The stones’ revenge? Absurd. And yet what other explanation could there be? I’m the unlikeliest candidate for gout – I’m skinny and somewhat underweight, I don’t drink much and I follow a simple gluten-free diet. But if it was the stones, then I reckon I got off lightly. There are worse ailments than the relatively trivial and comical gout. And the pain soon passed and the swelling soon went down and neither have returned (though I do still get the occasional twinge). And I didn’t come face to face with the Devil himself and I didn’t crash the car on the M4. So perhaps it was just a warning shot, a mere slap on the wrist (‘ok, but don’t do it again’)? Perhaps the stones were just playing a joke on me, laughing at me as I sat there, shoe and sock in hand, bewildered and alarmed?

And if it was the stones of Stanton Drew punishing me merely for counting them, just imagine what their even mightier cousins at Stonehenge could do to the vandals who desecrated them on the eve of the Solstice itself, when those megaliths must be at their most powerful. Have those vandals gone down with something much worse than gout? If so, should we feel sorry for them? No. It would serve them right. They should have known better. Just as I should have known better at Stanton Drew.

PS Folklore might claim that it’s impossible to accurately count the stones, but did I in fact manage it? I can’t say, as it happens. Because I can’t remember what tally I ended up with – that pain completely wiped those numbers from my mind. And even if I could remember, there doesn’t appear to be an official, objective tally to check them against; my guidebook (the Megalithic Portal’s The Old Stones) says that one circle contains “up to 26” stones and another contains “between 9 and 12” stones. So perhaps no one has managed an accurate and consistent count, after all!

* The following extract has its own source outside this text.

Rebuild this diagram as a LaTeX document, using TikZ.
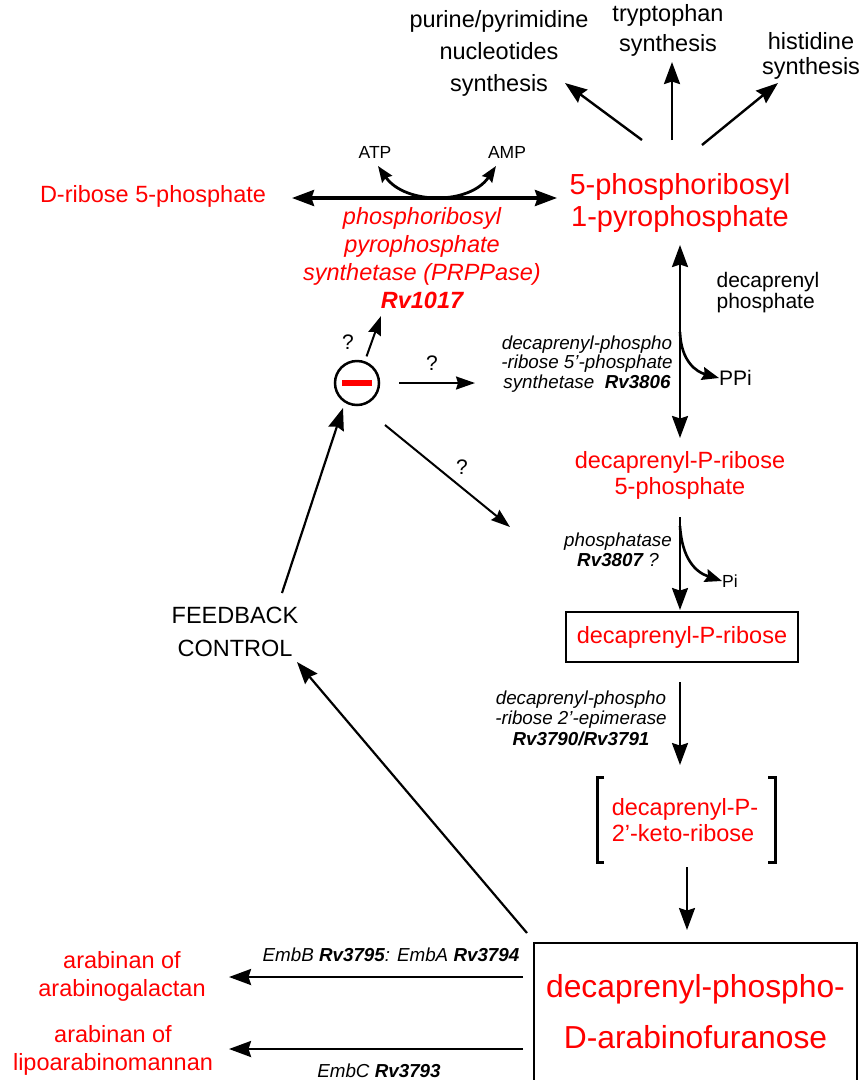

PPS The earliest reference I can find is from an eighteenth-century antiquarian called John Wood, who wrote this in 1749: “No one, say the Country People about Stantondrue, was ever able to reckon the number of these metamorphosed Stones, or to take a Draught (ie sketch) of them, tho’ several have attempted to do both, and proceeded till they were either struck dead upon the Spot, or with such an illness as soon carried them off.” Yes, I reckon I got off pretty lightly.